La notte negli occhi di Francesco Baucia
Il viaggio che Francesco Baucia propone ne La notte negli occhi edito Lindau è innanzitutto un viaggio attraverso il genere romanzo, nello specifico nel romanzo d’avventura con qualche traccia del gotico di derivazione inglese. Il fatto che a guidarci in un simile viaggio sia un autore italiano rende il tutto molto più interessante.
Una dichiarazione di intenti
Il libro si apre con due citazioni, la prima delle quali è tratta da Filosofia dello spirito jenese di Hegel:
Questa notte si vede quando si fissa negli occhi un uomo – si penetra in una notte, che diviene spaventosa; qui ad ognuno sta sospesa di contro la notte del mondo.
L’altra citazione è di Kenneth Lamberth ed è tratta da un volume edito Adelphi che raccoglie alcune interviste fatte a Jung. Entrambe possono esser viste come una sorta di dichiarazione di intenti se non di anticipazione delle tematiche contenute all’interno del romanzo: da un lato Hegel, dall’altro Jung e l’inconscio.
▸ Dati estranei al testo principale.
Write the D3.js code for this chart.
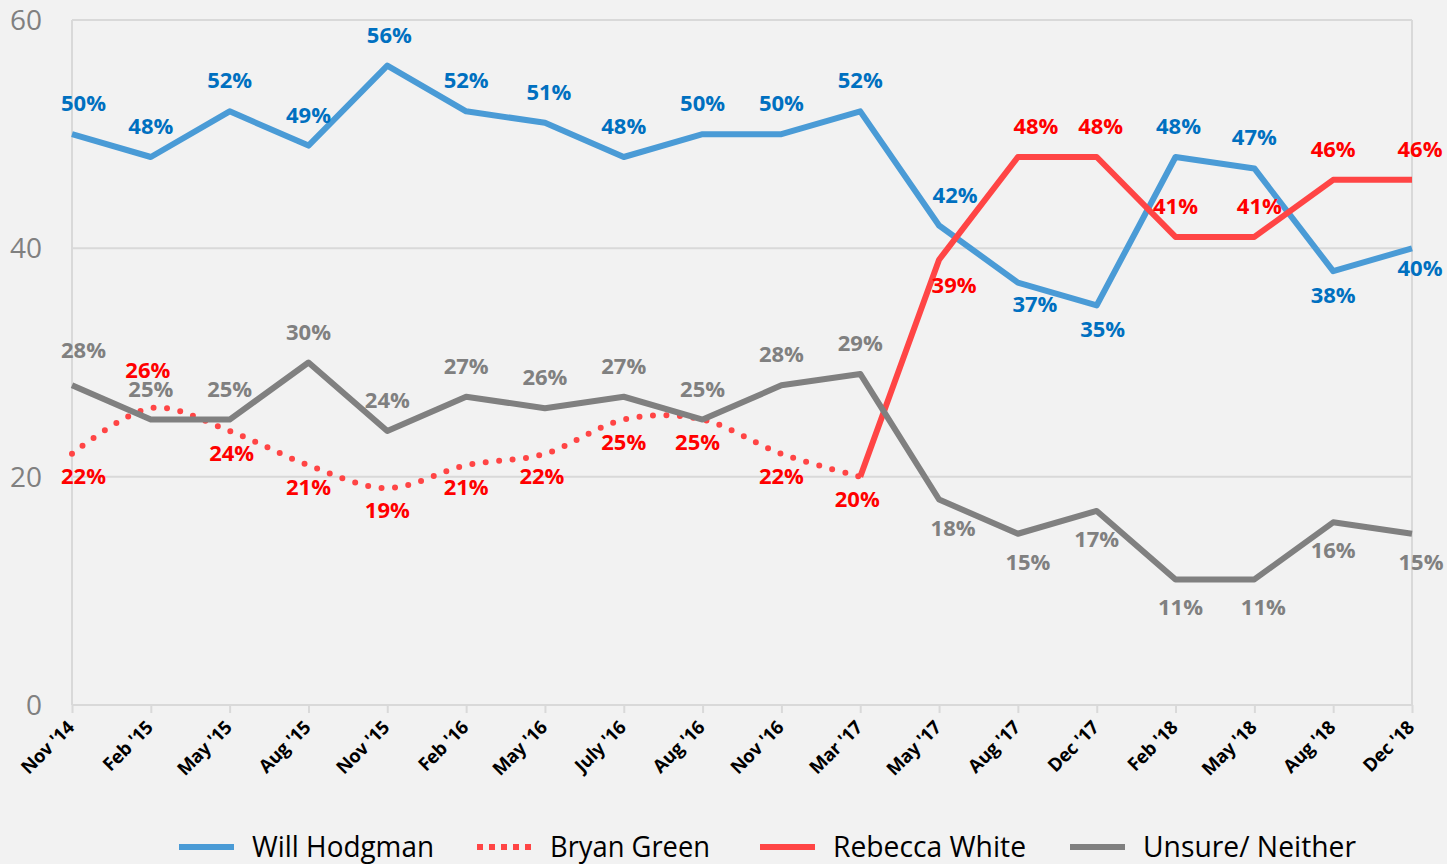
<!DOCTYPE html>
<html>
<head>
<meta charset="utf-8">
<script src="https://cdn.jsdelivr.net/npm/d3@7"></script>
<style>
  html, body { margin: 0; padding: 0; background: #f2f2f2; }
  svg { display: block; }
</style>
</head>
<body>
<svg width="1447" height="864"></svg>
<script>
// survey waves
const waves = ["Nov '14", "Feb '15", "May '15", "Aug '15", "Nov '15", "Feb '16", "May '16", "July '16", "Aug '16",
  "Nov '16", "Mar '17", "May '17", "Aug '17", "Dec '17", "Feb '18", "May '18", "Aug '18", "Dec '18"]

const hodgman = [50, 48, 52, 49, 56, 52, 51, 48, 50, 50, 52, 42, 37, 35, 48, 47, 38, 40]
const green = [22, 26, 24, 21, 19, 21, 22, 25, 25, 22, 20, null, null, null, null, null, null, null]
const white = [null, null, null, null, null, null, null, null, null, null, 20, 39, 48, 48, 41, 41, 46, 46]
const unsure = [28, 25, 25, 30, 24, 27, 26, 27, 25, 28, 29, 18, 15, 17, 11, 11, 16, 15]

const yTicks = [0, 20, 40, 60]

// where each label sits: a = above, b = below, space = no label
const labelSide = {
  hodgman: "aaaaaaaaaaaabbaabb",
  green:   "babbbbbbbbb       ",
  white:   "           baaaaaa",
  unsure:  "aaaaaaaaaaabbbbbbb"
}
// hand nudges of single labels (dx, dy), like the dragged labels of the original
const nudge = {
  "hodgman-4": [2, 0], "hodgman-6": [4, 0], "hodgman-11": [16, 0], "hodgman-12": [17, -3],
  "hodgman-13": [6, 0], "hodgman-14": [3, 0], "hodgman-17": [8, -4],
  "green-1": [-3, -7], "green-2": [2, 0], "green-6": [-3, 0], "green-8": [-5, 0], "green-10": [-3, 0],
  "white-11": [15, 0], "white-12": [18, 0], "white-13": [4, 0], "white-15": [5, 0], "white-17": [8, 0],
  "unsure-0": [0, -4], "unsure-11": [14, 0], "unsure-12": [10, 0], "unsure-14": [5, 0],
  "unsure-15": [9, 0], "unsure-17": [9, 0]
}

const series = [
  {name: "Will Hodgman", key: "hodgman", values: hodgman, line: "#4a9bd6", text: "#0070c0", below: 32},
  {name: "Bryan Green", key: "green", values: green, line: "#ff4545", text: "#ff0000", below: 30, dotted: true},
  {name: "Rebecca White", key: "white", values: white, line: "#ff4545", text: "#ff0000", below: 33},
  {name: "Unsure/ Neither", key: "unsure", values: unsure, line: "#808080", text: "#808080", below: 36}
]

const margin = {top: 20, left: 72, right: 35, bottom: 159}
const width = 1447, height = 864
const svg = d3.select("svg")

const x = d3.scalePoint().domain(waves).range([margin.left, width - margin.right])
const y = d3.scaleLinear().domain([0, 60]).range([height - margin.bottom, margin.top])

const grid = "#d9d9d9"

// gridlines + frame
svg.append("g").selectAll("line")
  .data(yTicks)
  .enter().append("line")
  .attr("x1", margin.left).attr("x2", width - margin.right)
  .attr("y1", d => y(d)).attr("y2", d => y(d))
  .attr("stroke", grid).attr("stroke-width", 2)

svg.append("line")
  .attr("x1", margin.left).attr("x2", margin.left)
  .attr("y1", y(60)).attr("y2", y(0))
  .attr("stroke", grid).attr("stroke-width", 2)
svg.append("line")
  .attr("x1", width - margin.right).attr("x2", width - margin.right)
  .attr("y1", y(60)).attr("y2", y(0))
  .attr("stroke", grid).attr("stroke-width", 2)

// y labels
svg.append("g").selectAll("text")
  .data(yTicks)
  .enter().append("text")
  .attr("x", margin.left - 30)
  .attr("y", d => y(d) + 10)
  .attr("text-anchor", "end")
  .style("font-family", "'Open Sans', sans-serif")
  .style("font-size", "28px")
  .style("fill", "#808080")
  .text(d => d)

// x axis
const gX = svg.append("g")
  .attr("transform", "translate(0," + y(0) + ")")
  .call(d3.axisBottom(x).tickSize(8).tickSizeOuter(0))
gX.select(".domain").remove()
gX.selectAll(".tick line").attr("stroke", grid).attr("stroke-width", 2)
gX.selectAll(".tick text")
  .attr("text-anchor", "end")
  .attr("transform", "translate(-7,14) rotate(-45)")
  .attr("dy", "0.75em")
  .attr("y", 0)
  .style("font-family", "'Open Sans', sans-serif")
  .style("font-weight", "bold")
  .style("font-size", "18.5px")
  .style("letter-spacing", "-0.3px")
  .style("fill", "#000")

// lines
const gLines = svg.append("g")
series.forEach(s => {
  const line = d3.line()
    .defined(d => d != null)
    .x((d, i) => x(waves[i]))
    .y(d => y(d))
  if (s.dotted) line.curve(d3.curveCardinal.tension(0))
  gLines.append("path")
    .attr("d", line(s.values))
    .attr("fill", "none")
    .attr("stroke", s.line)
    .attr("stroke-width", 6)
    .attr("stroke-linejoin", "round")
    .attr("stroke-linecap", s.dotted ? "round" : "butt")
    .attr("stroke-dasharray", s.dotted ? "0 13.5" : null)
})

// data labels
const gLabels = svg.append("g")
series.forEach(s => {
  s.values.forEach((v, i) => {
    const side = labelSide[s.key][i]
    if (v == null || side == " ") return
    const n = nudge[s.key + "-" + i] || [0, 0]
    const t = gLabels.append("text")
      .attr("x", x(waves[i]))
      .attr("y", y(v) + (side == "a" ? -23 : s.below) + n[1])
      .attr("text-anchor", "middle")
      .style("font-family", "'Open Sans', sans-serif")
      .style("font-weight", "bold")
      .style("font-size", "22px")
      .style("fill", s.text)
      .text(v + "%")
    const w = t.node().getComputedTextLength()
    let cx = x(waves[i]) + n[0]
    if (cx - w / 2 < 61) cx = 61 + w / 2
    if (cx + w / 2 > 1445) cx = 1445 - w / 2
    t.attr("x", cx)
  })
})

// legend
const legX = [179, 477, 760, 1070]
const textLen = [182, 160, 193, 213]
const gLeg = svg.append("g")
series.forEach((s, i) => {
  gLeg.append("line")
    .attr("x1", legX[i]).attr("x2", legX[i] + 55)
    .attr("y1", 847).attr("y2", 847)
    .attr("stroke", s.line)
    .attr("stroke-width", 6)
    .attr("stroke-dasharray", s.dotted ? "6 6" : null)
  gLeg.append("text")
    .attr("x", legX[i] + 73)
    .attr("y", 857)
    .attr("textLength", textLen[i])
    .attr("lengthAdjust", "spacingAndGlyphs")
    .style("font-family", "'Liberation Sans Narrow', 'Open Sans', sans-serif")
    .style("font-size", "29px")
    .style("fill", "#000")
    .text(s.name)
})
</script>
</body>
</html>
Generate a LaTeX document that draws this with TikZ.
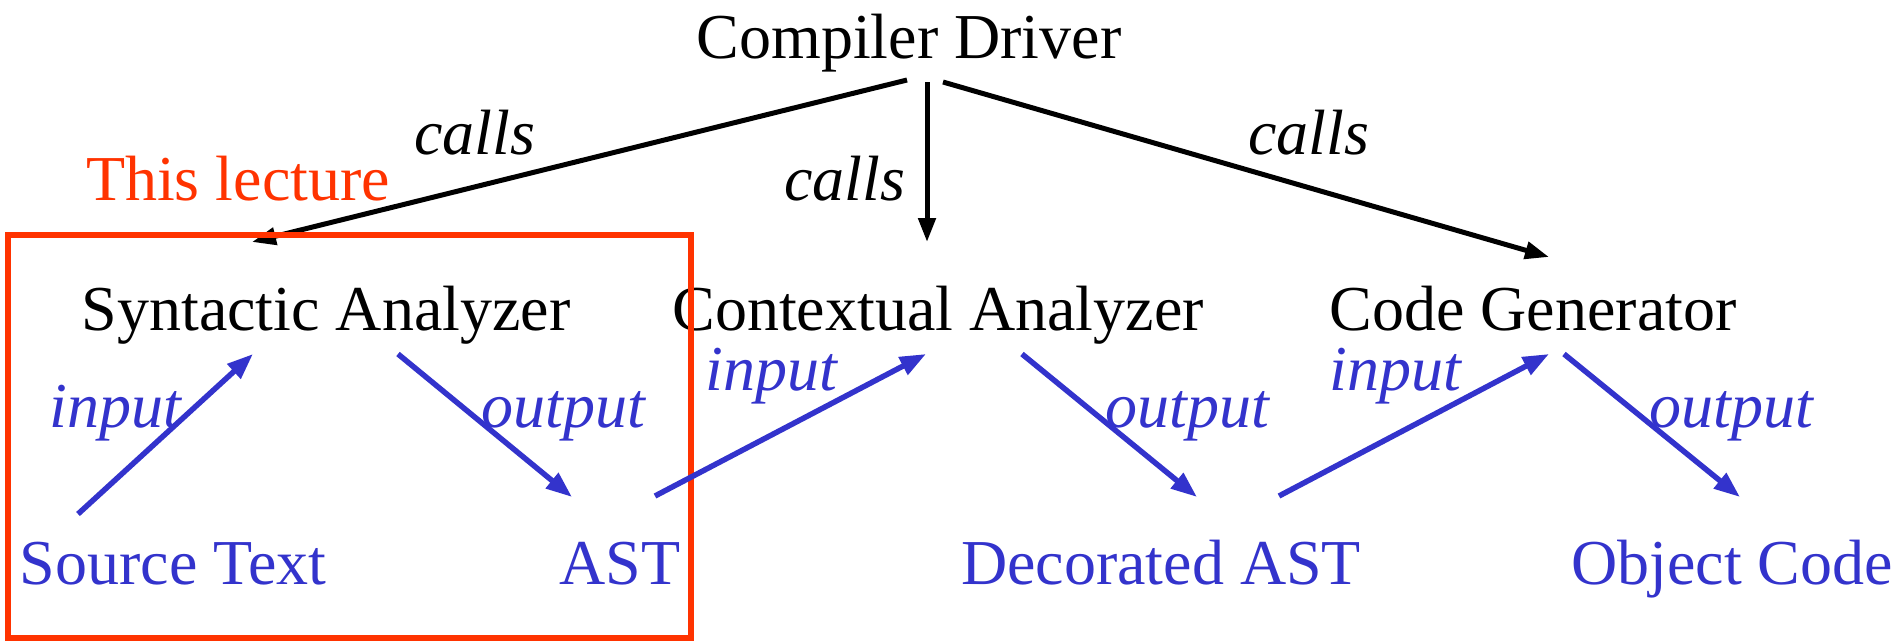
\documentclass[tikz,border=0pt]{standalone}
\usepackage{fontspec}
\setmainfont{Liberation Serif}
\usetikzlibrary{arrows.meta,calc}
\definecolor{flowblue}{HTML}{3333CC}
\definecolor{lecred}{HTML}{FF3300}
\begin{document}
\begin{tikzpicture}[x=1pt,y=-1pt,
  lbl/.style={inner sep=0pt, anchor=base, font=\fontsize{64}{72}\selectfont},
  comp/.style={lbl, text=black},
  data/.style={lbl, text=flowblue},
  tag/.style={lbl, font=\fontsize{64}{72}\selectfont\itshape},
  callarrow/.style={draw=black, line width=5pt, -{Triangle[length=24pt,width=17pt]}},
  flowarrow/.style={draw=flowblue, line width=5.5pt, -{Triangle[length=26pt,width=19pt]}}]
\useasboundingbox (0,0) rectangle (1901,643);

% components
\node[comp] (driver) at (909,58)  {Compiler Driver};
\node[comp] (syn)    at (326,330) {Syntactic Analyzer};
\node[comp] (ctx)    at (938,330) {Contextual Analyzer};
\node[comp] (gen)    at (1533,330) {Code Generator};

% data
\node[data] (src) at (173,584)  {Source Text};
\node[data] (ast) at (620,584)  {AST};
\node[data] (dec) at (1161,584) {Decorated AST};
\node[data] (obj) at (1732,584) {Object Code};

% call labels
\node[tag] (c1) at (475,154)  {calls};
\node[tag] (c2) at (845,200)  {calls};
\node[tag] (c3) at (1309,154) {calls};
\node[lbl, text=lecred] (lec) at (238,200) {This lecture};

% input / output labels
\node[tag, text=flowblue] (i1) at (115,427)  {input};
\node[tag, text=flowblue] (o1) at (563,427)  {output};
\node[tag, text=flowblue] (i2) at (771,390)  {input};
\node[tag, text=flowblue] (o2) at (1187,427) {output};
\node[tag, text=flowblue] (i3) at (1395,390) {input};
\node[tag, text=flowblue] (o3) at (1731,427) {output};

% driver calls
\draw[callarrow] ($(driver.base)+(-2,22)$) -- ($(syn.base)+(-74,-88)$);
\draw[callarrow] ($(driver.base)+(18,24)$) -- ($(ctx.base)+(-11,-88)$);
\draw[callarrow] ($(driver.base)+(34,24)$) -- ($(gen.base)+(16,-73)$);

% scope of this lecture
\draw[lecred, line width=6pt] (8,235) rectangle (691,638);

% data flow
\draw[flowarrow] ($(src.base)+(-95,-70)$) -- ($(syn.base)+(-73,24)$);
\draw[flowarrow] ($(syn.base)+(72,24)$)   -- ($(ast.base)+(-48,-87)$);
\draw[flowarrow] ($(ast.base)+(35,-88)$)  -- ($(ctx.base)+(-12,24)$);
\draw[flowarrow] ($(ctx.base)+(84,24)$)   -- ($(dec.base)+(36,-87)$);
\draw[flowarrow] ($(dec.base)+(118,-88)$) -- ($(gen.base)+(16,24)$);
\draw[flowarrow] ($(gen.base)+(31,24)$)   -- ($(obj.base)+(8,-87)$);
\end{tikzpicture}
\end{document}
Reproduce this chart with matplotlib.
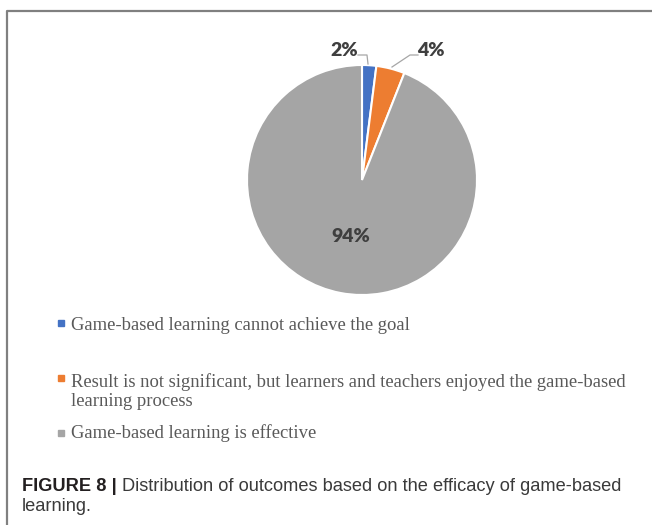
import matplotlib
matplotlib.use("Agg")
import matplotlib.pyplot as plt
from matplotlib.patches import Rectangle
from matplotlib.lines import Line2D

categories = [
    "Game-based learning cannot achieve the goal",
    "Result is not significant, but learners and teachers enjoyed the game-based\nlearning process",
    "Game-based learning is effective",
]
values = [2, 4, 94]
labels = ["2%", "4%", "94%"]
colors = ["#4472C4", "#ED7D31", "#A5A5A5"]
caption_bold = "FIGURE 8 |"
caption_line1 = "Distribution of outcomes based on the efficacy of game-based"
caption_line2 = "learning."

W, H = 652, 525
fig = plt.figure(figsize=(W / 100, H / 100), dpi=100)
fig.patch.set_facecolor("white")

def fx(px):
    return px / W

def fy(py):
    return 1 - py / H

# border
fig.add_artist(Line2D([fx(7), fx(7), fx(652)], [fy(525), fy(11), fy(11)],
                      color="#808080", lw=1.6, transform=fig.transFigure))

# pie axes
cx, cy, R = 362, 180, 115
L = 1.35
size = 2 * L * R
ax = fig.add_axes([fx(cx - L * R), fy(cy + L * R), size / W, size / H])
wedges, _ = ax.pie(values, colors=colors, startangle=90, counterclock=False,
                   radius=1.0, wedgeprops=dict(edgecolor="white", linewidth=1.5))
ax.set_xlim(-L, L)
ax.set_ylim(-L, L)
ax.set_aspect("equal")
ax.axis("off")

lab_font = dict(family=["Lato", "DejaVu Sans"], fontweight="heavy", fontsize=14, color="#3F3F3F")

def to_data(px, py):
    return (px - cx) / R, (cy - py) / R

# 2% label and leader
x, y = to_data(344, 50)
ax.text(x, y, labels[0], ha="center", va="center", **lab_font)
pts = [to_data(358, 55), to_data(367, 55), to_data(368, 64)]
ax.plot([p[0] for p in pts], [p[1] for p in pts], color="#A6A6A6", lw=0.9)
# 4% label and leader
x, y = to_data(431, 50)
ax.text(x, y, labels[1], ha="center", va="center", **lab_font)
pts = [to_data(392, 67), to_data(410, 55), to_data(418, 55)]
ax.plot([p[0] for p in pts], [p[1] for p in pts], color="#A6A6A6", lw=0.9)
# 94%
x, y = to_data(351, 236)
ax.text(x, y, labels[2], ha="center", va="center", **lab_font)

# legend
marker_y = [320, 375, 430]
base_y = [330, 385, 438]
for cat, col, my, by in zip(categories, colors, marker_y, base_y):
    fig.add_artist(Rectangle((fx(58), fy(my + 6)), 6 / W, 6 / H, color=col,
                             transform=fig.transFigure))
    nlines = cat.count("\n")
    fig.text(fx(71), fy(by + 21 * nlines), cat, ha="left", va="baseline",
             family=["Liberation Serif", "DejaVu Serif"], fontsize=13.4,
             color="#595959", linespacing=1.12)

# caption
cap_font = ["Liberation Sans", "DejaVu Sans"]
fs = 13.0
t1 = fig.text(fx(22), fy(491), caption_bold, ha="left", va="baseline",
              family=cap_font, fontweight="bold", fontsize=fs, color="#231F20")
t2 = fig.text(0, fy(491), caption_line1, ha="left", va="baseline",
              family=cap_font, fontsize=fs, color="#3a3a3a")
fig.canvas.draw()
r = fig.canvas.get_renderer()
gap = 5
w1 = t1.get_window_extent(r).width
w2 = t2.get_window_extent(r).width
scale = (620 - 22 - gap) / (w1 + w2)
fs2 = fs * scale
t1.set_fontsize(fs2)
t2.set_fontsize(fs2)
fig.canvas.draw()
bb = t1.get_window_extent(r)
t2.set_x((bb.x1 + gap) / W)
fig.text(fx(22), fy(511), caption_line2, ha="left", va="baseline",
         family=cap_font, fontsize=fs2, color="#3a3a3a")

fig.savefig("out.png", dpi=100)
Il primo è, inoltre, uno dei personaggi stessi del romanzo e motore della trama: il Grand’Uomo chiede al protagonista, un medico investigatore, di cercare il suo figlio illegittimo, Ludwig Fischer, partito come soldato in Batavia, nelle isole della Giacarta, e di cui non si hanno più notizie. Tale richiesta mette in moto un “giallo metafisico” (come è stato definito da Orazio Labbate in una presentazione del libro) e il lettore, durante questa indagine, non può fare a meno di chiedersi cosa siano le pagine che legge. Anche il narratore stesso ci instilla il dubbio, durante la lettura, sull’affidabilità del suo resoconto:
La risposta che seguì la restituisco qui in forma di racconto, anche se fu intervallata da altre mie domande e altre sue esitazioni (che riporto solo dove il ricordo del nostro scambio si fa per me più carico di emozioni).
Il lettore-investigatore
Ma proprio queste pagine sono le più interessanti del romanzo, ovvero quando i fatti diventano talmente enigmatici che è il lettore stesso a diventare investigatore. L’intrecciarsi, dunque, di quello che ricorda e riporta il narratore e quello che è davvero successo, è il primo livello di lettura. Un secondo livello, invece, è dato dall’alternarsi, ancora una volta, di ciò che è veramente successo (le vicende storiche) e ciò che il Baucia narratore ci racconta. Quello che ci viene detto di Ludwig è, difatti, realmente successo: inizialmente accolto, viene in un secondo momento disconosciuto e rifiutato dal padre. Si arruola, parte, e di lui la Storia Ufficiale non ci sa dire più nulla. Per mezzo di una ricostruzione romanzesca, Baucia dipinge qui una nuova versione di Ludwig Fischer, attingendo, come accennavo all’inizio, al romanzo d’avventura e gotico inglese. Queste pagine vi ricorderanno Conrad, Stevenson, Edgar Allan Poe, e proprio da queste fonti l’autore trae uno dei temi più cari della letteratura psicanalitica di un certo tipo, ovvero il tema del doppio:
Ascoltatemi bene: quel ragazzo parlava con il mondo delle ombre.
Il tema del doppio
L’introduzione del personaggio di Wilhelm Windt (nome che, forse, fa eco a Wilhelm Wundt, uno dei padri fondatori della psicologia) e la sua invenzione è un’altra chicca di questa opera ma, per non rovinare il gusto della scoperta, il commento sulla verità di questo personaggio termina qui. Tutto il libro è, difatti, un romanzo dalle tante verità, in cui tutti i pezzi sono davanti ai nostri occhi, ma è difficile risalire alla vera immagine. Ciò viene ben spiegato da uno dei protagonisti secondari del romanzo (in un breve passaggio di lovecraftiana memoria):
È singolare come eventi che sembrano appartenere a mondi diversi finiscano spesso per sovrapporsi» disse il giavanese, togliendosi la pipa dalla bocca. «E per mostrare che in definitiva il mondo è uno solo, e se ci era parso frammentato era solo perché non eravamo in grado di far collimare i frammenti.
Avventura, gotico, giallo: questo romanzo contiene al suo interno, forse, molteplici romanzi, in un gioco letterario di ricerca narratologica che mescola diversi generi e che torna diverse volte sul passato dei protagonisti, ogni volta sempre più a fondo, per ricercare, appunto, “la notte negli occhi”.